Start at the line that contains "Convert this chart to Apache ECharts code.", stop at the line that contains "const yTicks = [-10,-8,-6,-4,-2,0,2,4,6,8,10];", and repeat every line in that span, those two included, with no pictures.

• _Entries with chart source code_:
====================
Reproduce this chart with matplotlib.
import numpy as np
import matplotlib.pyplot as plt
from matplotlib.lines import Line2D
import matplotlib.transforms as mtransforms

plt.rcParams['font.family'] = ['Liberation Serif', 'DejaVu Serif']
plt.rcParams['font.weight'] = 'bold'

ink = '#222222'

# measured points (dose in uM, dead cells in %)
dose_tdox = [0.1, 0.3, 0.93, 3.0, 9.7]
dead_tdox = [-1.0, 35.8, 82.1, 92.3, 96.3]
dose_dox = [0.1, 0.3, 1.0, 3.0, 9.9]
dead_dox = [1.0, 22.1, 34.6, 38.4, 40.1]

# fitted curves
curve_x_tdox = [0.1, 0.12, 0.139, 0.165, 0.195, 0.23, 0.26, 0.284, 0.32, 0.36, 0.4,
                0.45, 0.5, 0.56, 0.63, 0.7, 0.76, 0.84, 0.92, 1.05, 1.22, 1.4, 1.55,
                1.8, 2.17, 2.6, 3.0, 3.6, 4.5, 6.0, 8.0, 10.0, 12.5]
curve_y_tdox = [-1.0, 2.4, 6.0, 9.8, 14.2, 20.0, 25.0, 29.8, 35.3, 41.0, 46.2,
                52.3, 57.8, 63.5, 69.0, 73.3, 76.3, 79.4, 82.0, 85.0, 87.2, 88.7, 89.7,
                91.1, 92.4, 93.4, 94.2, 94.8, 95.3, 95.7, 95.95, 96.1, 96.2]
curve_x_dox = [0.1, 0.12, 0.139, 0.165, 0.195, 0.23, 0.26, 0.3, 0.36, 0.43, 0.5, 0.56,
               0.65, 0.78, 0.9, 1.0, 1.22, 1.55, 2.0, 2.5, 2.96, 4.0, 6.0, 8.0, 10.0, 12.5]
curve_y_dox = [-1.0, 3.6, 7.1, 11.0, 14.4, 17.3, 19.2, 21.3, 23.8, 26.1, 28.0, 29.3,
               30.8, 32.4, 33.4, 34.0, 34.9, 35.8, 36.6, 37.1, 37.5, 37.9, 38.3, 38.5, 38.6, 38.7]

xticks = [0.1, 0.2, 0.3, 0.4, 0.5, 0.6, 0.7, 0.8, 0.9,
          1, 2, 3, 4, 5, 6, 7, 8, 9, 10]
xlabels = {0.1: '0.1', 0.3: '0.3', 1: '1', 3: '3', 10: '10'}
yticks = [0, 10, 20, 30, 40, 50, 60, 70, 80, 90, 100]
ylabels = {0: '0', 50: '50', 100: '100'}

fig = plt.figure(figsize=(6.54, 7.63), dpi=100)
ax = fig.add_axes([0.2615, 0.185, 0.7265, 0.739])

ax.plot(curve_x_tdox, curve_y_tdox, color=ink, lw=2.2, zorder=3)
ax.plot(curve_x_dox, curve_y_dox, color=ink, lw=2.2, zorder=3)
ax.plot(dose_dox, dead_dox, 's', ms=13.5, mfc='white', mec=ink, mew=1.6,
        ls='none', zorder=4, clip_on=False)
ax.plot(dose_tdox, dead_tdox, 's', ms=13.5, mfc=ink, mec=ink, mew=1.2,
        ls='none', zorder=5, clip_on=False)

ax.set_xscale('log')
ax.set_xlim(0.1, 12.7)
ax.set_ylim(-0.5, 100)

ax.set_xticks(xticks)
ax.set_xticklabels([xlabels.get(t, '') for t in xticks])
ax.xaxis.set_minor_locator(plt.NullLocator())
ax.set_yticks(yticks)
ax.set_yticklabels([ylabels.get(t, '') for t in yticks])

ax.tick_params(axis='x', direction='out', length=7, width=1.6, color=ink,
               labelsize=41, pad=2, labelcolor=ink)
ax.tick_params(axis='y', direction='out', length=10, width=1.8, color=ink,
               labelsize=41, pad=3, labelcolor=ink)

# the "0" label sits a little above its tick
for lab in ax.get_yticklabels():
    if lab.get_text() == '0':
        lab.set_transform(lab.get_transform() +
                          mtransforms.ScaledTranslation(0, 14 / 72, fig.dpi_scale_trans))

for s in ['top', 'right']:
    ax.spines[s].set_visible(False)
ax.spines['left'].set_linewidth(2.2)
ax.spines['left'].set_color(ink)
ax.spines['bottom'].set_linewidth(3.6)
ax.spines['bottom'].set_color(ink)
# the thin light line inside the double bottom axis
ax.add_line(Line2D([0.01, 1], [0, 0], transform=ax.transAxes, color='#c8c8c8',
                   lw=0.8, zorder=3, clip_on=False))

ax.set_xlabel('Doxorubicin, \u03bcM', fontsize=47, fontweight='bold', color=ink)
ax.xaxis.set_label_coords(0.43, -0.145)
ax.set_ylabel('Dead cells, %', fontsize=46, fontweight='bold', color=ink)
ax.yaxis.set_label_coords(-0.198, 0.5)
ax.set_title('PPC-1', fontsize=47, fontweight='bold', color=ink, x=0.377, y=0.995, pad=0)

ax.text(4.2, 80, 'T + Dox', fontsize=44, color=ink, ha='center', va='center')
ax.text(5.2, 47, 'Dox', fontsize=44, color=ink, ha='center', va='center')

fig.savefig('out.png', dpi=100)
====================
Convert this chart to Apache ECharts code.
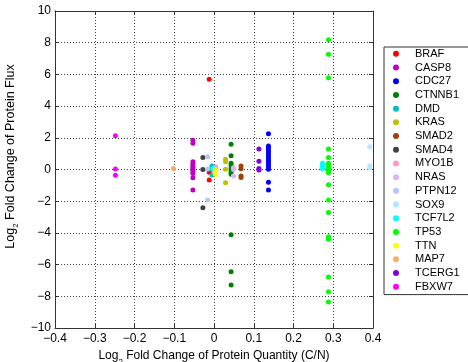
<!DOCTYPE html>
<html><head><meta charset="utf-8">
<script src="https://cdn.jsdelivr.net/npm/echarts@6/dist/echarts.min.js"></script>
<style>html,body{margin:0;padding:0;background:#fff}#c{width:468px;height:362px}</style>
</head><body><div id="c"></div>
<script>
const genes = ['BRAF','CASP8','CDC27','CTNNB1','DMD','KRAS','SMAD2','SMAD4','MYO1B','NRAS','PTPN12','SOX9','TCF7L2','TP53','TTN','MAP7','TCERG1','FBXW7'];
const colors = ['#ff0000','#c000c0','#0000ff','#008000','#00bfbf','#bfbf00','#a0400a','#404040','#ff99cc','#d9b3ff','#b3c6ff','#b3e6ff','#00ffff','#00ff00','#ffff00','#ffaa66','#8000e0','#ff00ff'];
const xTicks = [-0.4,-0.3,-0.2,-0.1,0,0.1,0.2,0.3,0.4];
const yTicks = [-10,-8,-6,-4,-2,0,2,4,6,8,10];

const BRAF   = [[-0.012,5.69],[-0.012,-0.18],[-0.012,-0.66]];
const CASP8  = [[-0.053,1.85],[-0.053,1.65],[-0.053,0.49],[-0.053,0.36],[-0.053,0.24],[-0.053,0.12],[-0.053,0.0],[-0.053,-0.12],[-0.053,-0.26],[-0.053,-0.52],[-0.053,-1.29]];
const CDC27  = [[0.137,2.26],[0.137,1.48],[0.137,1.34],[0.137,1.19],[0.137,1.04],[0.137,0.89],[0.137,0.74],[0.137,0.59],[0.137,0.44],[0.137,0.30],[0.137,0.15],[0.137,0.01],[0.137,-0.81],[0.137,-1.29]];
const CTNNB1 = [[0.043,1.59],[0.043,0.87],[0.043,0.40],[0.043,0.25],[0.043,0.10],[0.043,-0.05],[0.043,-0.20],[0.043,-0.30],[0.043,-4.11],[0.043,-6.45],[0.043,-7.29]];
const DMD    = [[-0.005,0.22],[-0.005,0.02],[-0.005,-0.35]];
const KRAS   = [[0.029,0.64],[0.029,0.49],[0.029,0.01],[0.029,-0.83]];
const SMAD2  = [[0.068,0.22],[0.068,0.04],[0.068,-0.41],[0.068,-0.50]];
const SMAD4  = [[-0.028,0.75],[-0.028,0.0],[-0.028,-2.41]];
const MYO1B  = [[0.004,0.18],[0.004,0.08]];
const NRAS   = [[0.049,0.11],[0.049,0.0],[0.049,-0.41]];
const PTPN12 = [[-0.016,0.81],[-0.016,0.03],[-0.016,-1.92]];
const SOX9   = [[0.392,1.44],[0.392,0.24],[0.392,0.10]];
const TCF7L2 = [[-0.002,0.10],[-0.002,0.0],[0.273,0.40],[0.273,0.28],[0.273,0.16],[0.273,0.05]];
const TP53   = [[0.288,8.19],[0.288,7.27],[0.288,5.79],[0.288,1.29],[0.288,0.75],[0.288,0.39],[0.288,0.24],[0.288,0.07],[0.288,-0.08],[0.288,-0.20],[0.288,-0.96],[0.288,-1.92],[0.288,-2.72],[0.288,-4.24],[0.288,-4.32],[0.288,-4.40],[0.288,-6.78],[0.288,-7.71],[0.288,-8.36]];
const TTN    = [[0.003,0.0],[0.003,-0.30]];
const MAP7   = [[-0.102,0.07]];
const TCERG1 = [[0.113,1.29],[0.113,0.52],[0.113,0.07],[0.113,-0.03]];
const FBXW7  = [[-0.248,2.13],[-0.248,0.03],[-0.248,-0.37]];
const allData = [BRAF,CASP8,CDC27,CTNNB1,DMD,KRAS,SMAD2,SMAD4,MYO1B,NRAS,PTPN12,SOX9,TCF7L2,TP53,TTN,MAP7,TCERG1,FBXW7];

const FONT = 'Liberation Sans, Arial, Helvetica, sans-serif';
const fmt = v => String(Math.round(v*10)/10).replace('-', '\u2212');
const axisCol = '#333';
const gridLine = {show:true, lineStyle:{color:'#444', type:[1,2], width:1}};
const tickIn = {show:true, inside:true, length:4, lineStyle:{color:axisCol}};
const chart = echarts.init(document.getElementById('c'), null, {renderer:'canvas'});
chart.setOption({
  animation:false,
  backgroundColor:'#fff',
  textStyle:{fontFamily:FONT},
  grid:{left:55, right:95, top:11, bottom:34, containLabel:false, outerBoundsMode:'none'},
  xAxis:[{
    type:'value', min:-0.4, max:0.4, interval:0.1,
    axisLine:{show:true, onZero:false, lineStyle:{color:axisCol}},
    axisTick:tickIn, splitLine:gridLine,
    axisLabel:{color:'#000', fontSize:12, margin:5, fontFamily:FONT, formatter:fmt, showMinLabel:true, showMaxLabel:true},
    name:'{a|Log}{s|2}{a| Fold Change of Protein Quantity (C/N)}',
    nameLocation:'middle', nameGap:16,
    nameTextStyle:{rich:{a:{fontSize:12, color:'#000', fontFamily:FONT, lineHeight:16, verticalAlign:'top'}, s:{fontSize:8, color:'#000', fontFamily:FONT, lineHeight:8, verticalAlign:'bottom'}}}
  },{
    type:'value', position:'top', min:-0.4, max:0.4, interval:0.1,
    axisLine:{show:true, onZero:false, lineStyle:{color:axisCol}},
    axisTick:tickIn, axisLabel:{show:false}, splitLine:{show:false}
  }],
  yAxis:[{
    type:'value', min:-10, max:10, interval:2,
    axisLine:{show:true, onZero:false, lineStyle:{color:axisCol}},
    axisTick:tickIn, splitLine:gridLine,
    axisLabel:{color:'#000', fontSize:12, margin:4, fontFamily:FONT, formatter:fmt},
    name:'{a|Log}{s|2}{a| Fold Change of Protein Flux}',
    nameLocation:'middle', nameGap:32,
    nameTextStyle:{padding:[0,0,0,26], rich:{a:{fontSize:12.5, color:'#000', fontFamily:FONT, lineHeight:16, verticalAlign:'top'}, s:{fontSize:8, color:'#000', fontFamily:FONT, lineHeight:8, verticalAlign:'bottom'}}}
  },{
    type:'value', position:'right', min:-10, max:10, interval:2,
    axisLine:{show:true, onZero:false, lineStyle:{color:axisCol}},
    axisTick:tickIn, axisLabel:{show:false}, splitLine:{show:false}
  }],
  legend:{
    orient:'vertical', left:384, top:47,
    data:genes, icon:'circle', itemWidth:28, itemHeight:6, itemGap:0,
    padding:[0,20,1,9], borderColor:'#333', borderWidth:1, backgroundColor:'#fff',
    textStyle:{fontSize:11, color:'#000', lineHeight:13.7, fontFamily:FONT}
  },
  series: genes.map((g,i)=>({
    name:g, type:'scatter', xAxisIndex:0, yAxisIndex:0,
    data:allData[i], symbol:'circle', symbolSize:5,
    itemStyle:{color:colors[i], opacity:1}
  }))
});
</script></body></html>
====================
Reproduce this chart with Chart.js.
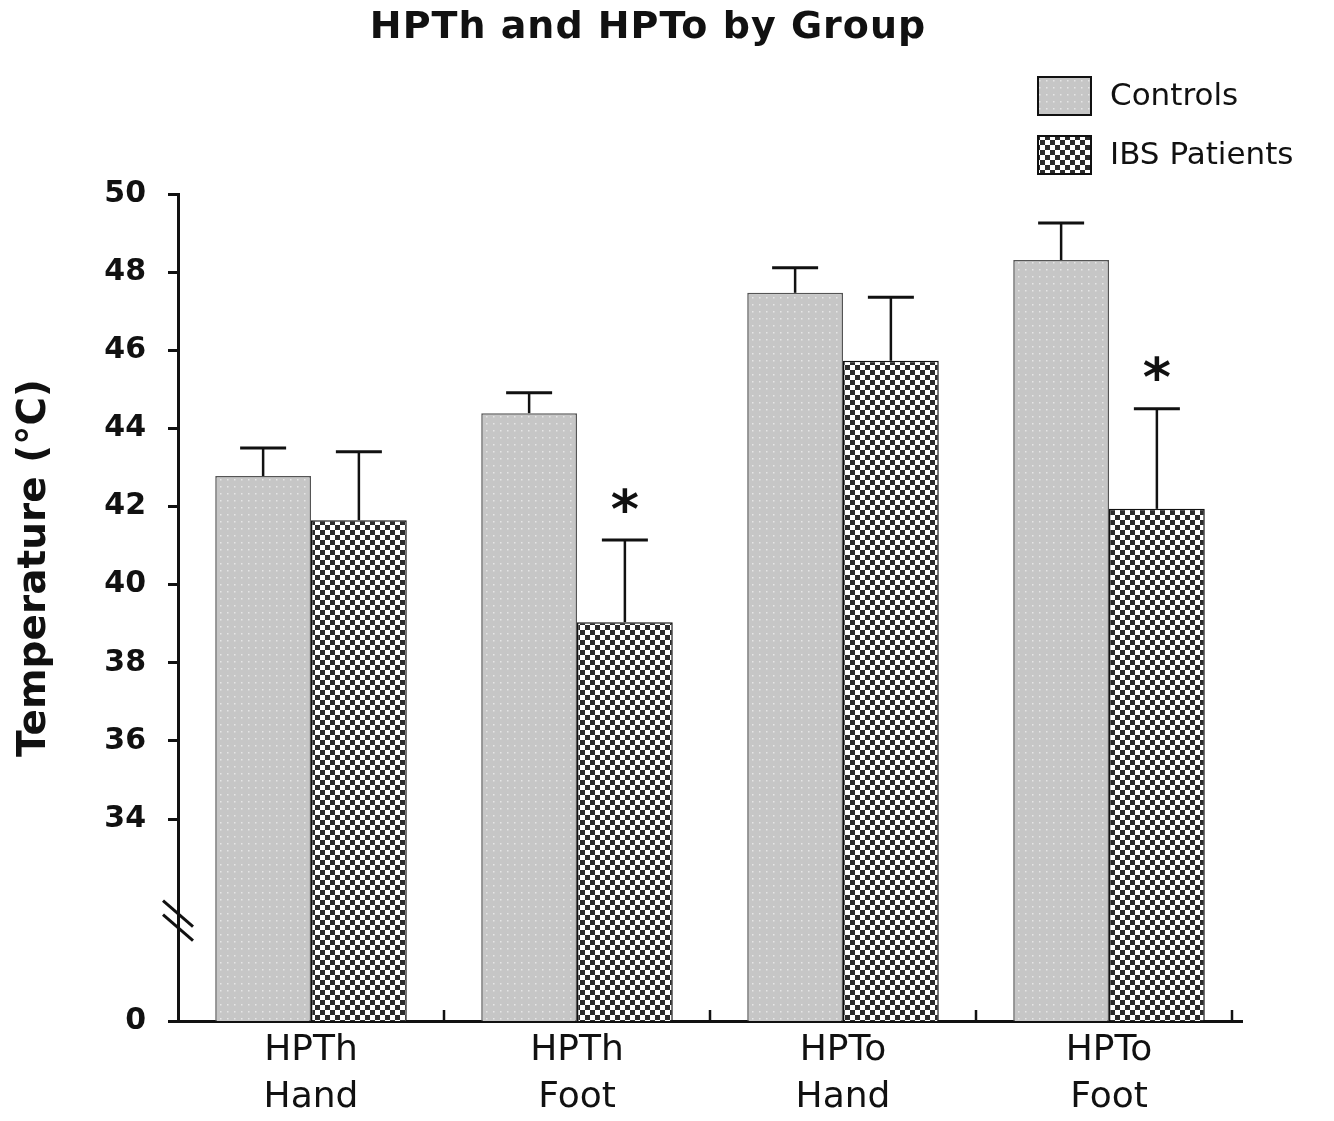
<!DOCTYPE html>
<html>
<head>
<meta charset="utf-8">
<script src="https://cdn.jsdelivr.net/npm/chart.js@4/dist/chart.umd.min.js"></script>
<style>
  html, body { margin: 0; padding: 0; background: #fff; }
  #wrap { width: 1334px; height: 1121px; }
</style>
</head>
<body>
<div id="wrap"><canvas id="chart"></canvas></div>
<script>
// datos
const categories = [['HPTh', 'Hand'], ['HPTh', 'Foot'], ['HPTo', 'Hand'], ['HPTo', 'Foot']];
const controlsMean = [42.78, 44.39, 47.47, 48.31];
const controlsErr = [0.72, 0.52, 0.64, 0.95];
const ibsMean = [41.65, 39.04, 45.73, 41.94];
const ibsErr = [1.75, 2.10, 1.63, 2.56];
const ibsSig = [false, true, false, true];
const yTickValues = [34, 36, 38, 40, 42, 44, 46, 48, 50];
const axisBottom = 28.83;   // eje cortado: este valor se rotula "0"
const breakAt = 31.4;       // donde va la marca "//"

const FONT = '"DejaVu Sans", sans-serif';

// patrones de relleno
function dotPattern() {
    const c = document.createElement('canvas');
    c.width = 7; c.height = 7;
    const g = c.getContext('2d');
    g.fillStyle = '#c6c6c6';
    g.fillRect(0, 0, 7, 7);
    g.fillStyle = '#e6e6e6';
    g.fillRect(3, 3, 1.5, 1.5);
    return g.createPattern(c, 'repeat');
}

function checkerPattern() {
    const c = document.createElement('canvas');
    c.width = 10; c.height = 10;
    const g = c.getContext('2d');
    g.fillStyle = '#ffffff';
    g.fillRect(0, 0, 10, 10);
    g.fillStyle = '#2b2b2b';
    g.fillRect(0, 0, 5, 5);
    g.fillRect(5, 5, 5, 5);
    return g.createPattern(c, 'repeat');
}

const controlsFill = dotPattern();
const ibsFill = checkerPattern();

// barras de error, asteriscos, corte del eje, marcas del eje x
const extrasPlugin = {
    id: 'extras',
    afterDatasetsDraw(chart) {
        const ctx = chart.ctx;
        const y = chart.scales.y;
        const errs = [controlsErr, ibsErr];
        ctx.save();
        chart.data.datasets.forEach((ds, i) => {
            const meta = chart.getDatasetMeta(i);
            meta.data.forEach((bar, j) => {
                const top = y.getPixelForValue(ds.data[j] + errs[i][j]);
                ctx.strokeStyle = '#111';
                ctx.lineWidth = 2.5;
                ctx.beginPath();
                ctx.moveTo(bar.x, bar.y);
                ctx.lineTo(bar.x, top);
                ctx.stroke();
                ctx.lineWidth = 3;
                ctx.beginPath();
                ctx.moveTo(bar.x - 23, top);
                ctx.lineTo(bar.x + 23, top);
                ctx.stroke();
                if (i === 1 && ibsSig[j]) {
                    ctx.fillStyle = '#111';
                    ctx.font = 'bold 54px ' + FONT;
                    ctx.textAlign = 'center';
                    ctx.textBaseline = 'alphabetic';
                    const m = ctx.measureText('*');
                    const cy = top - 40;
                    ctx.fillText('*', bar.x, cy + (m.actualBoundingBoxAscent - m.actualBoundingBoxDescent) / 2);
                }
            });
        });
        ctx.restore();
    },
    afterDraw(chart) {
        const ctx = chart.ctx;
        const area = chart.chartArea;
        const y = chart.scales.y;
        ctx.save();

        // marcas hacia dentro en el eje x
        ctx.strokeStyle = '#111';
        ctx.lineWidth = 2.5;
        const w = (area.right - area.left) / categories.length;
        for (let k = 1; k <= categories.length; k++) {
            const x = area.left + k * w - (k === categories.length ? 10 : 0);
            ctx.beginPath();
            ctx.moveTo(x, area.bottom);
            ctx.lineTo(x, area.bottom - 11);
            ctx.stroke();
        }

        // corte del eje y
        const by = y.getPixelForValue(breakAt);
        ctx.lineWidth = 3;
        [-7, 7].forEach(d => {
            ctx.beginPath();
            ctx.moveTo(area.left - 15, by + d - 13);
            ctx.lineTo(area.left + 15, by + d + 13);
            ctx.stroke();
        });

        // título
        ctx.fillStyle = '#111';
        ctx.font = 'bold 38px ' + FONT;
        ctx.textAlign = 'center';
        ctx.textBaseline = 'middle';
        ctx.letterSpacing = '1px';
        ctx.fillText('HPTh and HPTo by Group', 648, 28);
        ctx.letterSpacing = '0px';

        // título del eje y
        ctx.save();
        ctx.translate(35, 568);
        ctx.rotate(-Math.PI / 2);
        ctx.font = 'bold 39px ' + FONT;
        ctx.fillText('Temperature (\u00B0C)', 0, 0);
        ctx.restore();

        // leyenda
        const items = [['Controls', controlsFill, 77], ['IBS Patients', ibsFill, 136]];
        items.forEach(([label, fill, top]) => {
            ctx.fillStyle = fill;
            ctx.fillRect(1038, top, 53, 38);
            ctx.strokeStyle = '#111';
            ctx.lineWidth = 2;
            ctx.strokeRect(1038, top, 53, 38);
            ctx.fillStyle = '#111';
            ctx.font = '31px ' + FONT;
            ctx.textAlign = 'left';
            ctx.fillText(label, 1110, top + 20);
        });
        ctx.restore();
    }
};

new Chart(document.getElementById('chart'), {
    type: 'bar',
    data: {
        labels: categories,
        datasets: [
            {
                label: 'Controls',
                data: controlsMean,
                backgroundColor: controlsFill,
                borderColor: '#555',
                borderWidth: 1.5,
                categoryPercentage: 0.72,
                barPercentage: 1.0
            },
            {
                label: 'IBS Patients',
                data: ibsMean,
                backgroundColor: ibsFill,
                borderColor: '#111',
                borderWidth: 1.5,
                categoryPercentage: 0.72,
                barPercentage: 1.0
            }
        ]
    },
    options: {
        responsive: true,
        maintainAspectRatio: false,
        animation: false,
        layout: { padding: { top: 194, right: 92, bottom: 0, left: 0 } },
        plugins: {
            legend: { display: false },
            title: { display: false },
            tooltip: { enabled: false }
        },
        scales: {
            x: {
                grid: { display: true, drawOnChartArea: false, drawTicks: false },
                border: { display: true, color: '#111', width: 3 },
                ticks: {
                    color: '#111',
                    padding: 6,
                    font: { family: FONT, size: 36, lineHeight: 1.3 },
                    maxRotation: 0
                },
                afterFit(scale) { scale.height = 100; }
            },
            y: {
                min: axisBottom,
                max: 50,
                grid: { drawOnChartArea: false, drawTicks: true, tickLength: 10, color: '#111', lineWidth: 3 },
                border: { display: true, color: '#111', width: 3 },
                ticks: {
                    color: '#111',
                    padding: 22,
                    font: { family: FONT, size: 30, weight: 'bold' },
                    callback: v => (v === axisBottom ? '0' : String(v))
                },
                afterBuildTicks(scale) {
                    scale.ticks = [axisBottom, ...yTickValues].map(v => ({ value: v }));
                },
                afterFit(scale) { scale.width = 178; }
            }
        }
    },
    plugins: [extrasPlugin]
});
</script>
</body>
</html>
====================
• _Output for this exercise_:
Convert this chart to Apache ECharts code.
<!DOCTYPE html>
<html><head><meta charset="utf-8">
<script src="https://cdn.jsdelivr.net/npm/echarts@6/dist/echarts.min.js"></script>
<style>html,body{margin:0;padding:0;background:#fff}#c{width:468px;height:362px}</style>
</head><body><div id="c"></div>
<script>
const genes = ['BRAF','CASP8','CDC27','CTNNB1','DMD','KRAS','SMAD2','SMAD4','MYO1B','NRAS','PTPN12','SOX9','TCF7L2','TP53','TTN','MAP7','TCERG1','FBXW7'];
const colors = ['#ff0000','#c000c0','#0000ff','#008000','#00bfbf','#bfbf00','#a0400a','#404040','#ff99cc','#d9b3ff','#b3c6ff','#b3e6ff','#00ffff','#00ff00','#ffff00','#ffaa66','#8000e0','#ff00ff'];
const xTicks = [-0.4,-0.3,-0.2,-0.1,0,0.1,0.2,0.3,0.4];
const yTicks = [-10,-8,-6,-4,-2,0,2,4,6,8,10];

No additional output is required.